#### MATERIAL

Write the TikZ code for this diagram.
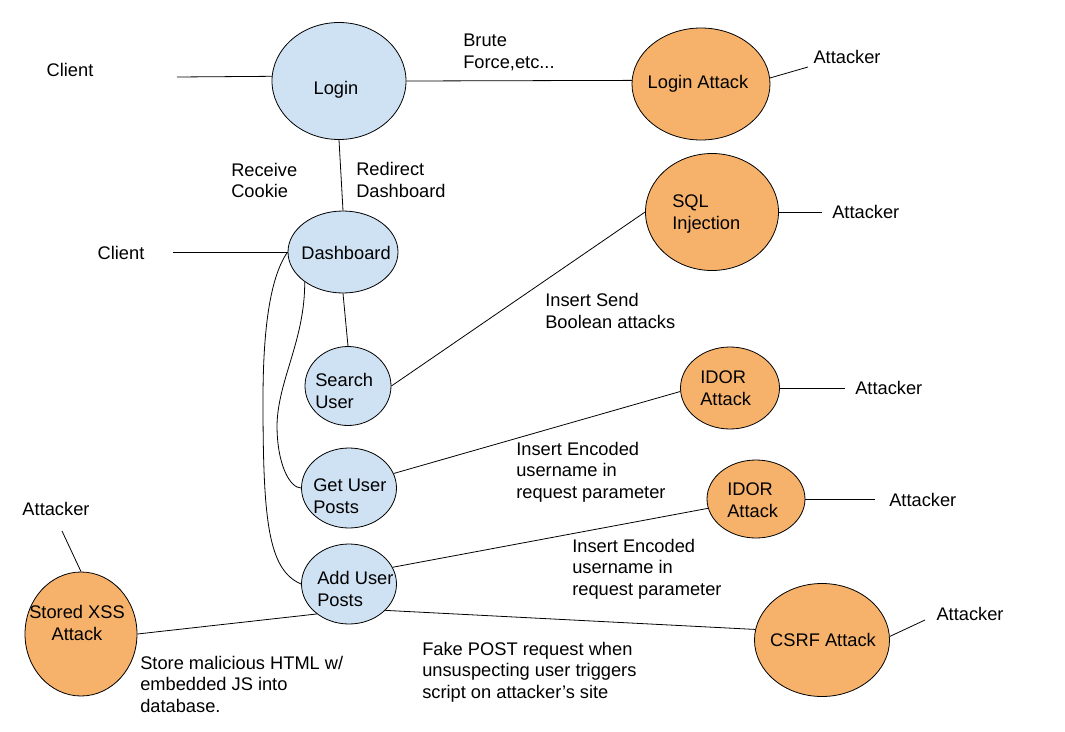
\documentclass[tikz,border=0pt]{standalone}
\usepackage{fontspec}
\setmainfont{Liberation Sans}
\usetikzlibrary{shapes.geometric}
\definecolor{nodeblue}{HTML}{CFE2F3}
\definecolor{nodeorange}{HTML}{F6B26B}
\begin{document}
\begin{tikzpicture}[x=0.75pt,y=-0.75pt,
  ell/.style={draw=black, line width=0.6pt, ellipse, inner sep=0pt},
  esize/.style 2 args={minimum width=#1*0.75pt, minimum height=#2*0.75pt},
  blueell/.style={ell, fill=nodeblue},
  orangeell/.style={ell, fill=nodeorange},
  txt/.style={inner sep=0pt, font=\fontsize{13.7}{16.1}\selectfont, align=left},
  conn/.style={line width=0.6pt}]
\useasboundingbox (0,0) rectangle (1065,732);
\fill[white] (0,0) rectangle (1065,732);

% ellipses
\node[blueell, esize={134}{117}] (login) at (339,81) {};
\node[orangeell, esize={138}{112}] (la) at (701,84) {};
\node[blueell, esize={110}{82}] (dash) at (343,252) {};
\node[blueell, esize={86}{79}] (search) at (348,386) {};
\node[blueell, esize={95}{80}] (get) at (349,488) {};
\node[blueell, esize={95}{80}] (add) at (349,584) {};
\node[orangeell, esize={133}{117}] (sql) at (712,212) {};
\node[orangeell, esize={99}{82}] (idor1) at (730,388) {};
\node[orangeell, esize={98}{78}] (idor2) at (756,499) {};
\node[orangeell, esize={135}{113}] (csrf) at (822,640) {};
\node[orangeell, esize={112}{124}] (xss) at (81,634) {};

% texts in ellipses
\node[txt] (loginT) at (336,90) {Login};
\node[txt] (laT) at (698,84) {Login Attack};
\node[txt] (dashT) at (346,253) {Dashboard};
\node[txt, anchor=west] (searchT) at (315,391) {Search\\User};
\node[txt, anchor=west] (getT) at (313,496) {Get User\\Posts};
\node[txt, anchor=west] (addT) at (317,589) {Add User\\Posts};
\node[txt, anchor=west] (sqlT) at (672,214) {SQL\\Injection};
\node[txt, anchor=west] (idor1T) at (700,388) {IDOR\\Attack};
\node[txt, anchor=west] (idor2T) at (727,500) {IDOR\\Attack};
\node[txt] (csrfT) at (823,640) {CSRF Attack};
\node[txt, align=center] (xssT) at (77,623) {Stored XSS\\Attack};

% actor labels
\node[txt] (client1) at (70,70) {Client};
\node[txt] (client2) at (121,253) {Client};
\node[txt] (att1) at (847,57) {Attacker};
\node[txt, anchor=west] (att2) at (832,212) {Attacker};
\node[txt, anchor=west] (att3) at (855,388) {Attacker};
\node[txt, anchor=west] (att4) at (889,500) {Attacker};
\node[txt] (att5) at (970,614) {Attacker};
\node[txt] (att6) at (56,509) {Attacker};

% edge labels
\node[txt, anchor=west] (brute) at (463,52.5) {Brute\\Force,etc...};
\node[txt, anchor=west] (cookie) at (231,180.5) {Receive\\Cookie};
\node[txt, anchor=west] (redir) at (356,180) {Redirect\\Dashboard};
\node[txt, anchor=west] (bool) at (545,311) {Insert Send\\Boolean attacks};
\node[txt, anchor=west] (enc1) at (516,472) {Insert Encoded\\username in\\request parameter};
\node[txt, anchor=west] (enc2) at (572,569) {Insert Encoded\\username in\\request parameter};
\node[txt, anchor=west] (store) at (140,684) {Store malicious HTML w/\\embedded JS into\\database.};
\node[txt, anchor=west] (fake) at (422,672) {Fake POST request when\\unsuspecting user triggers\\script on attacker’s site};

% free ends
\coordinate (c1) at (177,77);
\coordinate (c2) at (173,252);
\coordinate (a1) at (808,67);
\coordinate (a2) at (822,212);
\coordinate (a3) at (845,388);
\coordinate (a4) at (875,499);
\coordinate (a5) at (925,620);
\coordinate (a6) at (62,531);

% connectors
\draw[conn] (c1) -- (login.176);
\draw[conn] (login.east) -- (la.177);
\draw[conn] (la.5) -- (a1);
\draw[conn] (login.south) -- (dash.north);
\draw[conn] (c2) -- (dash.west);
\draw[conn] (dash.south) -- (search.north);
\draw[conn] (search.east) -- (sql.west);
\draw[conn] (sql.east) -- (a2);
\draw[conn] (get.18) -- (idor1.184);
\draw[conn] (idor1.east) -- (a3);
\draw[conn] (add.21) -- (idor2.191);
\draw[conn] (idor2.east) -- (a4);
\draw[conn] (add.324) -- (csrf.171);
\draw[conn] (csrf.3) -- (a5);
\draw[conn] (xss.east) -- (add.223);
\draw[conn] (xss.north) -- (a6);
\draw[conn] (dash.218) .. controls (305,340) and (278,380) .. (277,425)
  .. controls (277,465) and (290,488) .. (get.west);
\draw[conn] (dash.west) .. controls (268,280) and (263,340) .. (263,400)
  .. controls (263,520) and (268,570) .. (add.west);
\end{tikzpicture}
\end{document}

########

The lines from the start of the data through the line that contains "(xss) at (81,634)" are to be returned exactly, please, with both ends included and every picture left out.

▸ **SOLUTION TO THIS EXERCISE**:
Write the TikZ code for this diagram.
\documentclass[tikz,border=0pt]{standalone}
\usepackage{fontspec}
\setmainfont{Liberation Sans}
\usetikzlibrary{shapes.geometric}
\definecolor{nodeblue}{HTML}{CFE2F3}
\definecolor{nodeorange}{HTML}{F6B26B}
\begin{document}
\begin{tikzpicture}[x=0.75pt,y=-0.75pt,
  ell/.style={draw=black, line width=0.6pt, ellipse, inner sep=0pt},
  esize/.style 2 args={minimum width=#1*0.75pt, minimum height=#2*0.75pt},
  blueell/.style={ell, fill=nodeblue},
  orangeell/.style={ell, fill=nodeorange},
  txt/.style={inner sep=0pt, font=\fontsize{13.7}{16.1}\selectfont, align=left},
  conn/.style={line width=0.6pt}]
\useasboundingbox (0,0) rectangle (1065,732);
\fill[white] (0,0) rectangle (1065,732);

% ellipses
\node[blueell, esize={134}{117}] (login) at (339,81) {};
\node[orangeell, esize={138}{112}] (la) at (701,84) {};
\node[blueell, esize={110}{82}] (dash) at (343,252) {};
\node[blueell, esize={86}{79}] (search) at (348,386) {};
\node[blueell, esize={95}{80}] (get) at (349,488) {};
\node[blueell, esize={95}{80}] (add) at (349,584) {};
\node[orangeell, esize={133}{117}] (sql) at (712,212) {};
\node[orangeell, esize={99}{82}] (idor1) at (730,388) {};
\node[orangeell, esize={98}{78}] (idor2) at (756,499) {};
\node[orangeell, esize={135}{113}] (csrf) at (822,640) {};
\node[orangeell, esize={112}{124}] (xss) at (81,634) {};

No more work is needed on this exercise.